Could you have strung together the same words and done the same as some other author? Not necessarily. Remember that when we’re looking at that convention or stage or store shelf, we’re seeing factors beyond the words – there’s the audience, the marketing, the cover. That success they’re having that you wish you were having is a confluence of a lot of factors. You have your own factors, and that’s where I suggest we take this post so we can wrap it up.

It’s so tempting to look at how well someone is doing and knock ourselves down a few pegs because of it.But we’re not capable of having their experience, at best, we can have a version of that, provided we do the work to get us there.

Want an audience like that other creative? Go build an audience.
Want a book cover like that? Find an artist, make it happen.
Want to do a signing? Finish the damned book and arrange one.

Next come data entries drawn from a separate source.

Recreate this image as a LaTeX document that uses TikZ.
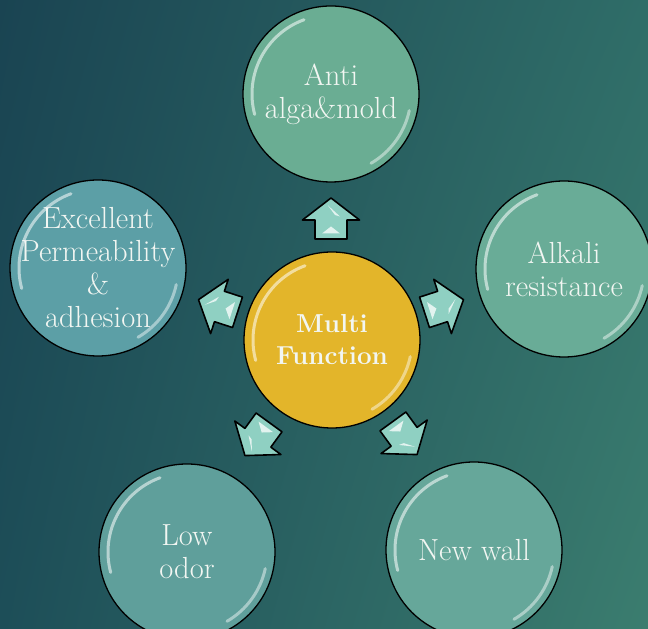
\documentclass[tikz,border=0pt]{standalone}
\usetikzlibrary{calc,shadings}
\definecolor{bgUL}{HTML}{1A4452}
\definecolor{bgUR}{HTML}{2F6D68}
\definecolor{bgLL}{HTML}{1D4E58}
\definecolor{bgLR}{HTML}{3B7D6F}
\definecolor{cTop}{HTML}{6AAD93}
\definecolor{cLeft}{HTML}{5C9FA6}
\definecolor{cRight}{HTML}{69AC97}
\definecolor{cBL}{HTML}{5F9F9B}
\definecolor{cBR}{HTML}{66A79A}
\definecolor{cMid}{HTML}{E3B52A}
\definecolor{arrFill}{HTML}{8FD0C2}
\definecolor{txt}{HTML}{F2F6F2}
\tikzset{
  bub/.style={circle, draw=black, line width=1.3pt, minimum size=176pt, inner sep=0pt,
    text=txt, align=center, font=\fontsize{30.5}{33}\selectfont},
  gloss/.style={white, line cap=round, opacity=0.55, line width=3pt},
  blockarr/.style={draw=black, line width=1.6pt, line join=round, fill=arrFill},
  shine/.style={fill=white, opacity=0.75, draw=none}
}
\newcommand{\glossy}[1]{%
  \draw[gloss] ([shift={(110:79pt)}]#1.center) arc[start angle=110, end angle=195, radius=79pt];
  \draw[gloss, opacity=0.45] ([shift={(-12:80pt)}]#1.center) arc[start angle=-12, end angle=-60, radius=80pt];
}
\newcommand{\blockarrow}[3]{%
  \begin{scope}[shift={(#1,#2)}, rotate=#3]
    \draw[blockarr] (0,20.5) -- (28.5,-1.5) -- (16,-1.5) -- (16,-20.5) -- (-16,-20.5) -- (-16,-1.5) -- (-28.5,-1.5) -- cycle;
    \fill[shine] (-3,13) -- (9,2) -- (4,3.5) -- cycle;
    \fill[shine] (-9,-15) -- (0,-8) -- (9,-15) -- cycle;
  \end{scope}
}
\begin{document}
\begin{tikzpicture}[x=1pt,y=1pt]
\useasboundingbox (0,0) rectangle (648,629);
\clip (0,0) rectangle (648,629);
\shade[upper left=bgUL, upper right=bgUR, lower left=bgLL, lower right=bgLR] (0,0) rectangle (648,629);

% arrows
\blockarrow{331}{410.5}{0}
\blockarrow{218}{323}{72}
\blockarrow{444}{323}{-72}
\blockarrow{257}{190}{144}
\blockarrow{405}{191}{-144}

% circles
\node[bub, fill=cTop] (top) at (331,535) {Anti\\alga\&mold};
\node[bub, fill=cLeft, inner sep=-30pt] (left) at (98,361) {Excellent\\Permeability\\\&\\adhesion};
\node[bub, fill=cRight] (right) at (564,360) {Alkali\\resistance};
\node[bub, fill=cBL] (bl) at (187,77) {Low\\odor};
\node[bub, fill=cBR] (br) at (474,79) {New wall};
\node[bub, fill=cMid, font=\bfseries\fontsize{26}{32}\selectfont] (mid) at (332,289) {Multi\\Function};

\glossy{top}
\glossy{left}
\glossy{right}
\glossy{bl}
\glossy{br}
\glossy{mid}
\end{tikzpicture}
\end{document}
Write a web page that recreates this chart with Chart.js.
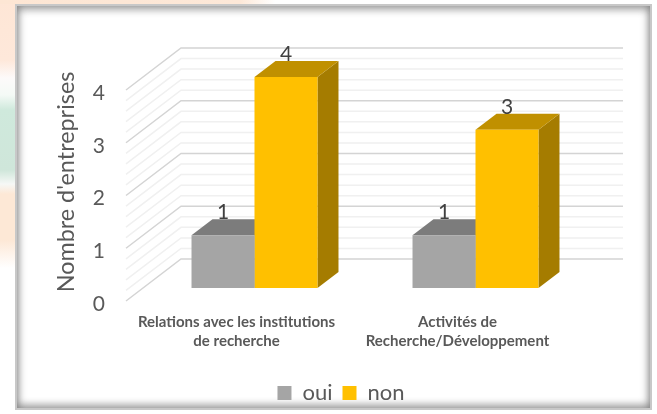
<!DOCTYPE html>
<html lang="fr">
<head>
<meta charset="utf-8">
<style>
html,body{margin:0;padding:0;width:657px;height:414px;overflow:hidden;background:#fff}
#bg{position:absolute;left:0;top:0;width:657px;height:414px;
background:
 linear-gradient(90deg,#fde6d4 0,#fde8d8 240px,#fff 275px) 0 0/657px 4px no-repeat,
 linear-gradient(180deg,#fee6d6 0,#fee8da 60px,#fdfafa 78px,#f4faf6 95px,#cfe9dc 110px,#cfe6da 170px,#f6f8f6 184px,#fde8d6 194px,#fde8d6 240px,#fff 268px,#fff 414px) 0 0/15px 414px no-repeat,
 #fff;}
#frame{position:absolute;left:15px;top:4px;width:633px;height:402px;background:#fff;border:2px solid #c8c8c8;
box-shadow:inset 0 0 10px 1px rgba(0,0,0,.36),inset 0 5px 7px rgba(0,0,0,.14),inset 0 -4px 7px rgba(0,0,0,.16)}
canvas{position:absolute;left:0;top:0}
</style>
</head>
<body>
<div id="bg"></div><div id="frame"></div>
<canvas id="c" width="657" height="414"></canvas>
<script src="https://cdn.jsdelivr.net/npm/chart.js@4"></script>
<script>
const categories = [["Relations avec les institutions","de recherche"],["Activités de","Recherche/Développement"]];
const oui = [1,1];
const non = [4,3];
const seriesNames = ["oui","non"];
const yTicksMax = 4;
const axisTitle = "Nombre d'entreprises";

const FONT = "Lato, Carlito, 'Open Sans', sans-serif";
const WALL = {dx:55, dy:-42};       // depth of the 3D box
const BAR_SHIFT = {dx:18, dy:-13};  // bars stand partway into the box
const BAR_DEPTH = {dx:21, dy:-16};
const LEGEND_SHIFT = 57;

const faces = {
  "oui":{top:"#7C7C7C",side:"#7C7C7C"},
  "non":{top:"#C09000",side:"#A57C00"}
};

const wallPlugin = {
  id:"wall",
  afterLayout(chart){
    chart.legend.left += LEGEND_SHIFT;
    chart.legend.right += LEGEND_SHIFT;
  },
  beforeDatasetsDraw(chart){
    const {ctx,scales:{y,x}} = chart;
    const left = x.left, right = x.right;
    ctx.save();
    for (const major of [false,true]) {
      for (let i=0;i<=yTicksMax*5;i++){
        const isMajor = i%5===0;
        if (isMajor!==major) continue;
        const py = y.getPixelForValue(i/5);
        ctx.beginPath();
        ctx.moveTo(left,py);
        ctx.lineTo(left+WALL.dx,py+WALL.dy);
        ctx.lineTo(right+WALL.dx,py+WALL.dy);
        ctx.strokeStyle = major ? "#D4D4D4" : "#F0F0F0";
        ctx.lineWidth = 1.5;
        ctx.stroke();
      }
    }
    ctx.restore();
    ctx.save();
    ctx.translate(BAR_SHIFT.dx,BAR_SHIFT.dy);
    chart.data.datasets.forEach((ds,di)=>{
      const f = faces[ds.label];
      chart.getDatasetMeta(di).data.forEach(b=>{
        const l=b.x-b.width/2,r=b.x+b.width/2,t=b.y,bot=b.base;
        ctx.fillStyle=f.side;
        ctx.beginPath();
        ctx.moveTo(r,t);ctx.lineTo(r+BAR_DEPTH.dx,t+BAR_DEPTH.dy);
        ctx.lineTo(r+BAR_DEPTH.dx,bot+BAR_DEPTH.dy);ctx.lineTo(r,bot);
        ctx.closePath();ctx.fill();
        ctx.fillStyle=f.top;
        ctx.beginPath();
        ctx.moveTo(l,t);ctx.lineTo(l+BAR_DEPTH.dx,t+BAR_DEPTH.dy);
        ctx.lineTo(r+BAR_DEPTH.dx,t+BAR_DEPTH.dy);ctx.lineTo(r,t);
        ctx.closePath();ctx.fill();
      });
    });
    ctx.restore();
    // the bars' front faces are drawn by Chart.js inside this shift
    ctx.save();
    ctx.translate(BAR_SHIFT.dx,BAR_SHIFT.dy);
  },
  afterDatasetsDraw(chart){
    const {ctx} = chart;
    ctx.restore();
    ctx.save();
    ctx.translate(BAR_SHIFT.dx,BAR_SHIFT.dy);
    ctx.fillStyle="#404040";
    ctx.font="21px "+FONT;
    ctx.textAlign="center";
    ctx.textBaseline="alphabetic";
    chart.data.datasets.forEach((ds,di)=>{
      chart.getDatasetMeta(di).data.forEach((b,i)=>{
        ctx.fillText(String(ds.data[i]),b.x,b.y-16);
      });
    });
    ctx.restore();
    ctx.save();
    ctx.translate(66,182);
    ctx.rotate(-Math.PI/2);
    ctx.fillStyle="#595959";
    ctx.font="23.4px "+FONT;
    ctx.textAlign="center";
    ctx.textBaseline="middle";
    ctx.fillText(axisTitle,0,0);
    ctx.restore();
  }
};

new Chart(document.getElementById("c"),{
  type:"bar",
  data:{
    labels:categories,
    datasets:[
      {label:seriesNames[0],data:oui,backgroundColor:"#A5A5A5",clip:false},
      {label:seriesNames[1],data:non,backgroundColor:"#FFC000",clip:false}
    ]
  },
  plugins:[wallPlugin],
  options:{
    responsive:false,
    animation:false,
    events:[],
    layout:{padding:{left:0,right:89,top:90,bottom:0}},
    datasets:{bar:{categoryPercentage:0.57,barPercentage:1}},
    scales:{
      x:{
        grid:{display:false},border:{display:false},
        ticks:{color:"#595959",font:{family:FONT,size:15,weight:"bold",lineHeight:1.27},padding:4,maxRotation:0,minRotation:0,autoSkip:false},
        afterFit(s){s.height=71;}
      },
      y:{
        min:0,max:yTicksMax,
        grid:{display:false},border:{display:false},
        ticks:{stepSize:1,color:"#595959",font:{family:FONT,size:21},padding:13,labelOffset:3},
        afterFit(s){s.width=126;}
      }
    },
    plugins:{
      tooltip:{enabled:false},
      title:{display:false},
      legend:{
        position:"bottom",
        labels:{boxWidth:14,boxHeight:14,padding:10,color:"#595959",font:{family:FONT,size:22}}
      }
    }
  }
});
</script>
</body>
</html>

Yes, of course it always come back to the work. As in doing the work. Not using other people to chart and justify and reference your position. Positions are too motile and fleeting. The minute you put down another word, make another blogpost, meet another person, you’re in a different place than you were. They’re ever changing. Learn to roll with that, and take advantage of it – today’s hard day is often the catalyst for tomorrow being a better one.

And of course, I believe in your ability to do the work, no matter how well someone else is doing.

 

See you later this week. Happy writing.